Драматичен разлом в душе капитана «Зари» Берсенева. Совесть русского интеллигента, сочувствие народу, чувство справедливости все эти качества его души зовут капитана на сторону матросов. Но сословные предрассудки, кастовые представления об офицерской чести, отвращение офицера и военного моряка к беспорядку и анархии сдерживают его порыв. Только заговор офицеров во главе с его зятем заставляет капитана окончательно выбрать свою судьбу: гибнут старые представления о чести, порядке, гуманности. Нет для Берсенева иного пути, чем путь его родного корабля. Под красным флагом, поднятым по приказу Годуна на «Заре», капитан вместе со своими матросами идет на штурм Зимнего.
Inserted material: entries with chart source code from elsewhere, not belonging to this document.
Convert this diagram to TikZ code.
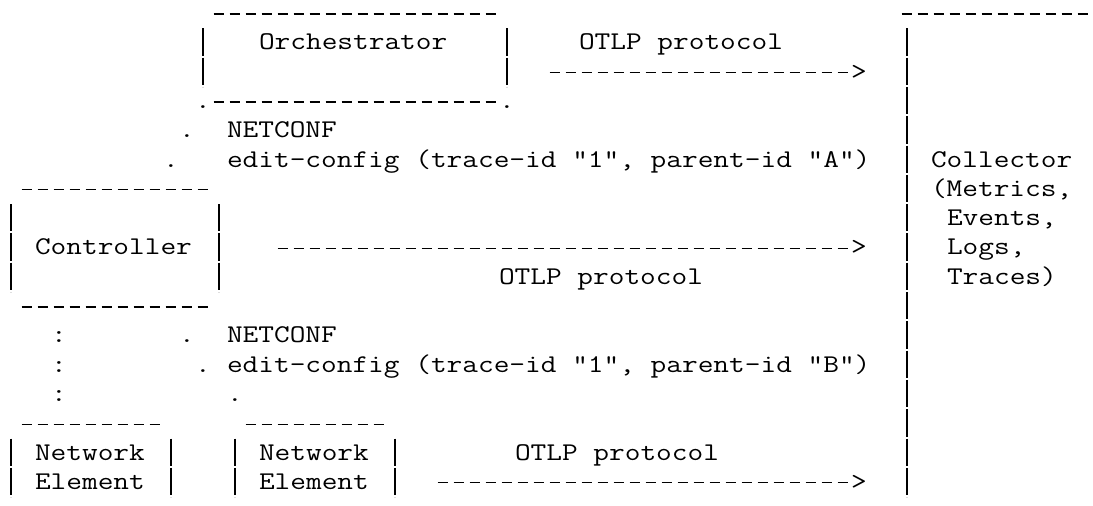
\documentclass[tikz,border=0pt]{standalone}
\usepackage{fontspec}
\usepackage{graphicx}
\newcommand{\ascfont}{\ttfamily\fontsize{25.5pt}{29.3pt}\selectfont}
\newcommand{\T}[1]{\scalebox{1.195}[1]{#1}}
\tikzset{
  lbl/.style={anchor=base west, inner sep=0pt, outer sep=0pt, font=\ascfont, text=black},
  hy/.style={line width=1.25pt, dash pattern=on 10.7pt off 5.3pt},
  vbar/.style={line width=1.2pt, dash pattern=on 27.3pt off 2pt},
}
\begin{document}
\begin{tikzpicture}[x=1pt,y=-1pt]
\useasboundingbox (0,0) rectangle (1093,506);

% ---------- Orchestrator box ----------
\coordinate (orchTL) at (213.65,14);
\coordinate (orchTR) at (496.35,14);
\draw[hy] (orchTL) -- (orchTR);
\draw[vbar] (203,28.3) -- (203,86.9);
\draw[vbar] (507,28.3) -- (507,86.9);
\node[lbl] (orchBL) at (195,108.4) {\T{.}};
\node[lbl] (orchBR) at (499,108.4) {\T{.}};
\coordinate (orchB1) at (213.65,101.9);
\draw[hy] (orchB1) -- (orchB1 -| orchBR.west);
\node[lbl] (orch) at (259,49.8) {\T{Orchestrator}};

% ---------- Collector ----------
\coordinate (colTL) at (901.65,14);
\coordinate (colTR) at (1088.35,14);
\draw[hy] (colTL) -- (colTR);
\draw[vbar] (907,28.3) -- (907,497.1);
\node[lbl] (coll) at (931,167) {\T{Collector}};
\node[lbl] (met) at (931,196.3) {\T{(Metrics,}};
\node[lbl] (evt) at (947,225.6) {\T{Events,}};
\node[lbl] (logs) at (947,254.9) {\T{Logs,}};
\node[lbl] (trc) at (947,284.2) {\T{Traces)}};

% ---------- Orchestrator -> Collector ----------
\node[lbl] (otlpA) at (579,49.8) {\T{OTLP protocol}};
\node[lbl] (tipA) at (851,79.1) {\T{>}};
\coordinate (arrA) at (549.65,72.6);
\draw[hy] (arrA) -- (arrA -| tipA.west);

% ---------- Orchestrator -> Controller (NETCONF) ----------
\node[lbl] (d4) at (179,137.7) {\T{.}};
\node[lbl] (nc1) at (227,137.7) {\T{NETCONF}};
\node[lbl] (d5) at (163,167) {\T{.}};
\node[lbl] (ec1) at (227,167) {\T{edit-config (trace-id "1", parent-id "A")}};

% ---------- Controller box ----------
\coordinate (ctlTL) at (21.65,189.8);
\coordinate (ctlTR) at (208.35,189.8);
\draw[hy] (ctlTL) -- (ctlTR);
\draw[vbar] (11,204.1) -- (11,292);
\draw[vbar] (219,204.1) -- (219,292);
\coordinate (ctlBL) at (21.65,307);
\coordinate (ctlBR) at (208.35,307);
\draw[hy] (ctlBL) -- (ctlBR);
\node[lbl] (ctl) at (35,254.9) {\T{Controller}};

% ---------- Controller -> Collector ----------
\node[lbl] (tipB) at (851,254.9) {\T{>}};
\coordinate (arrB) at (277.65,248.4);
\draw[hy] (arrB) -- (arrB -| tipB.west);
\node[lbl] (otlpB) at (499,284.2) {\T{OTLP protocol}};

% ---------- Controller -> Network Elements ----------
\node[lbl] (c11) at (51,342.8) {\T{:}};
\node[lbl] (c12) at (51,372.1) {\T{:}};
\node[lbl] (c13) at (51,401.4) {\T{:}};
\node[lbl] (d11) at (179,342.8) {\T{.}};
\node[lbl] (nc2) at (227,342.8) {\T{NETCONF}};
\node[lbl] (d12) at (195,372.1) {\T{.}};
\node[lbl] (ec2) at (227,372.1) {\T{edit-config (trace-id "1", parent-id "B")}};
\node[lbl] (d13) at (227,401.4) {\T{.}};

% ---------- Network Element 1 ----------
\coordinate (ne1TL) at (21.65,424.2);
\coordinate (ne1TR) at (160.35,424.2);
\draw[hy] (ne1TL) -- (ne1TR);
\draw[vbar] (11,438.5) -- (11,497.1);
\draw[vbar] (171,438.5) -- (171,497.1);
\node[lbl] (ne1a) at (35,460) {\T{Network}};
\node[lbl] (ne1b) at (35,489.3) {\T{Element}};

% ---------- Network Element 2 ----------
\coordinate (ne2TL) at (245.65,424.2);
\coordinate (ne2TR) at (384.35,424.2);
\draw[hy] (ne2TL) -- (ne2TR);
\draw[vbar] (235,438.5) -- (235,497.1);
\draw[vbar] (395,438.5) -- (395,497.1);
\node[lbl] (ne2a) at (259,460) {\T{Network}};
\node[lbl] (ne2b) at (259,489.3) {\T{Element}};

% ---------- Network Element -> Collector ----------
\node[lbl] (otlpC) at (515,460) {\T{OTLP protocol}};
\node[lbl] (tipC) at (851,489.3) {\T{>}};
\coordinate (arrC) at (437.65,482.8);
\draw[hy] (arrC) -- (arrC -| tipC.west);
\end{tikzpicture}
\end{document}
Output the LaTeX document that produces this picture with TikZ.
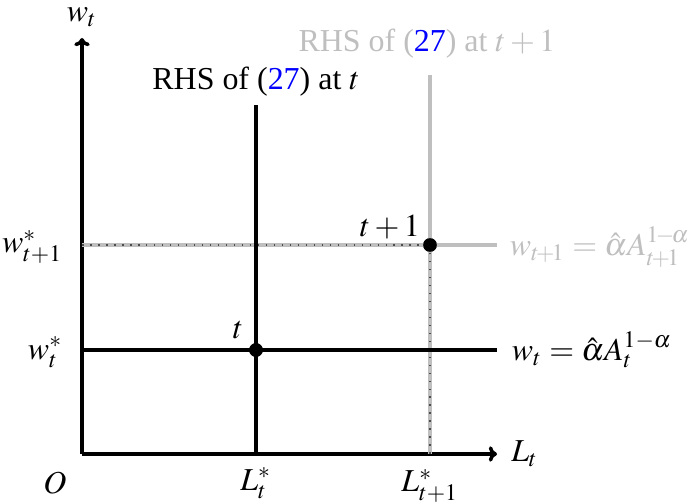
\documentclass[tikz,border=0pt]{standalone}
\usepackage{mathptmx}
\usepackage{fontspec}
\setmainfont{Liberation Serif}
\usetikzlibrary{arrows.meta}
\definecolor{rhsGray}{RGB}{191,191,191}
\definecolor{refBlue}{RGB}{0,0,255}

\begin{document}
\begin{tikzpicture}[x=0.011cm,y=-0.011cm,
  axis/.style={-{To[length=0.9mm,width=1.7mm]},line width=1.1pt},
  rhsline/.style={line width=1.1pt},
  nextline/.style={line width=1.2pt,rhsGray},
  guide/.style={dotted,black!70,line width=0.5pt},
  eqpoint/.style={circle,fill,inner sep=0pt,minimum size=1.5mm}
]
  \useasboundingbox (0,0) rectangle (688,504);
  % axes
  \coordinate (O) at (82,454);
  \coordinate (ytip) at (82,38);
  \coordinate (xtip) at (497,454);
  \draw[axis] (O) -- (xtip);
  \draw[axis] (O) -- (ytip);
  \node (wlab) at (82,17) {$w_t$};
  \node[anchor=west] (Llab) at (500,454) {$L_t$};
  \node (Olab) at (55,483) {$O$};
  % equilibrium points
  \node[eqpoint] (Et) at (256,350) {};
  \node[eqpoint] (Enext) at (430,245) {};
  \coordinate (Ltop) at (256,105);
  \coordinate (Lt) at (256,454);
  \coordinate (Lnexttop) at (430,75);
  \coordinate (Lnext) at (430,454);
  \coordinate (wt) at (82,350);
  \coordinate (wtend) at (497,350);
  \coordinate (wnext) at (82,245);
  \coordinate (wnextend) at (497,245);
  % period t+1 (gray)
  \draw[nextline] (wnext) -- (Enext.center);
  \draw[guide] (wnext) -- (Enext.center);
  \draw[nextline] (Lnext) -- (Enext.center);
  \draw[guide] (Lnext) -- (Enext.center);
  \draw[nextline] (Enext.center) -- (Lnexttop);
  \draw[nextline] (Enext.center) -- (wnextend);
  % period t
  \draw[rhsline] (wt) -- (wtend);
  \draw[rhsline] (Lt) -- (Ltop);
  \node[eqpoint] at (Et) {};
  \node[eqpoint] at (Enext) {};
  % labels
  \node (rhst) at (256,82) {RHS of (\textcolor{refBlue}{27}) at $t$};
  \node[text=rhsGray] (rhsnext) at (427,44) {RHS of (\textcolor{refBlue}{27}) at $t+1$};
  \node (tlab) at (238,330) {$t$};
  \node (tnextlab) at (390,227) {$t+1$};
  \node[anchor=east] (wtstar) at (74,352) {$w_t^*$};
  \node[anchor=east] (wnextstar) at (74,247) {$w_{t+1}^*$};
  \node (Ltstar) at (256,483) {$L_t^*$};
  \node (Lnextstar) at (430,486) {$L_{t+1}^*$};
  \node[anchor=west,inner sep=1pt] (eqt) at (508,350) {$w_t = \hat{\alpha} A_t^{1-\alpha}$};
  \node[anchor=west,inner sep=1pt,text=rhsGray] (eqnext) at (506,247) {$w_{t\!+\!1} = \hat{\alpha} A_{t\!+\!1}^{1\!-\!\alpha}$};
\end{tikzpicture}
\end{document}
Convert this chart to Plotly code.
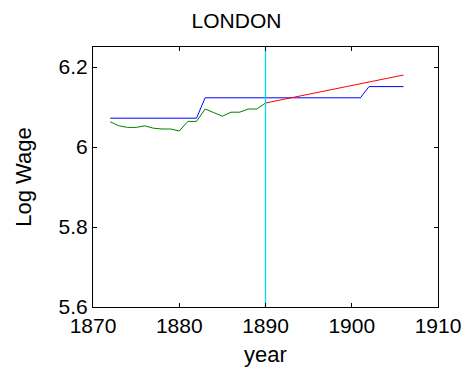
import plotly.graph_objects as go

green_years = list(range(1872, 1891))
green_vals = [6.063, 6.053, 6.049, 6.049, 6.053, 6.047, 6.045, 6.045, 6.040, 6.064,
              6.064, 6.095, 6.086, 6.077, 6.087, 6.087, 6.095, 6.095, 6.110]
blue_years = [1872, 1882, 1883, 1901, 1902, 1906]
blue_vals = [6.072, 6.072, 6.123, 6.123, 6.151, 6.151]
red_years = [1890, 1906]
red_vals = [6.110, 6.180]
vline_year = 1890
y_range = [5.6, 6.25]

fig = go.Figure()
fig.add_trace(go.Scatter(x=blue_years, y=blue_vals, mode="lines",
                         line=dict(color="#0000ff", width=1)))
fig.add_trace(go.Scatter(x=green_years, y=green_vals, mode="lines",
                         line=dict(color="#008000", width=1)))
fig.add_trace(go.Scatter(x=red_years, y=red_vals, mode="lines",
                         line=dict(color="#ff0000", width=1)))
fig.add_trace(go.Scatter(x=[vline_year, vline_year], y=y_range, mode="lines",
                         line=dict(color="#00dde6", width=1.3)))

fig.update_layout(
    width=473, height=381,
    margin=dict(l=93, r=35, t=47, b=74),
    paper_bgcolor="white", plot_bgcolor="white",
    showlegend=False,
    font=dict(family="Liberation Sans, Arial, sans-serif", color="black", size=21),
    title=dict(text="LONDON", x=0.5, xanchor="center", y=0.947, yanchor="middle",
               font=dict(size=21)),
    xaxis=dict(range=[1870, 1910], tickvals=[1870, 1880, 1890, 1900, 1910],
               showgrid=False, zeroline=False, showline=True, linecolor="black",
               linewidth=1, mirror="ticks", ticks="inside", ticklen=4,
               tickcolor="black", tickfont=dict(size=21),
               title=dict(text="year", font=dict(size=22), standoff=10)),
    yaxis=dict(range=y_range, tickvals=[5.6, 5.8, 6.0, 6.2],
               ticktext=["5.6", "5.8", "6", "6.2"],
               showgrid=False, zeroline=False, showline=True, linecolor="black",
               linewidth=1, mirror="ticks", ticks="inside", ticklen=4,
               tickcolor="black", tickfont=dict(size=21),
               title=dict(text="Log Wage", font=dict(size=22), standoff=20)),
)

fig.write_html("out.html")
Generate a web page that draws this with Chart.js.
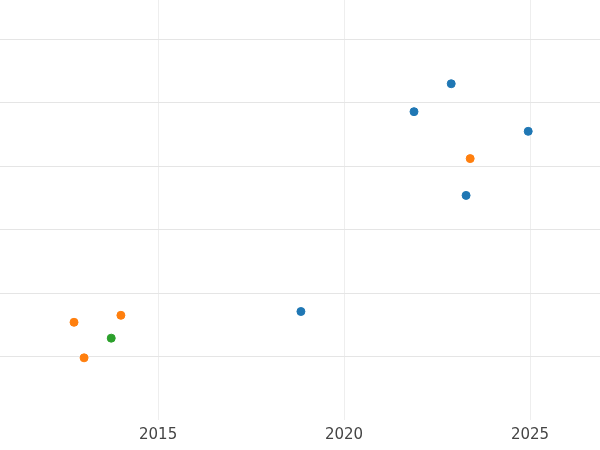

Так решается вопрос о взаимоотношениях интеллигенции и народа в пьесе, написанной к десятой годовщине Октября.
Но если бы в пьесе Лавренева был показан лишь разлом в семье Берсеневых, в душах интеллигентов, вряд ли резонанс ее был больше тонкого, умного, но все-таки камерного, по сравнению с «Разломом», «Седьмого спутника».
Драма в семье Берсеневых туго и прочно переплетается со сценами на корабле, где матросская масса живет напряженной жизнью революции. И эти обязательные по внутренней структуре пьесы массовые сцены — особенная черта уже советской драматургии, советской литературы. Они не исторический фон для событий в доме капитана, они составляют с ним одно целое, показывая глубину великого разлома, который идет по всей стране и лишь краем своим захватывает дом Берсеневых. Каждый эпизод и каждая фигура на корабле имеют свою задачу в показе сложной диалектики развивающейся и крепнущей революции.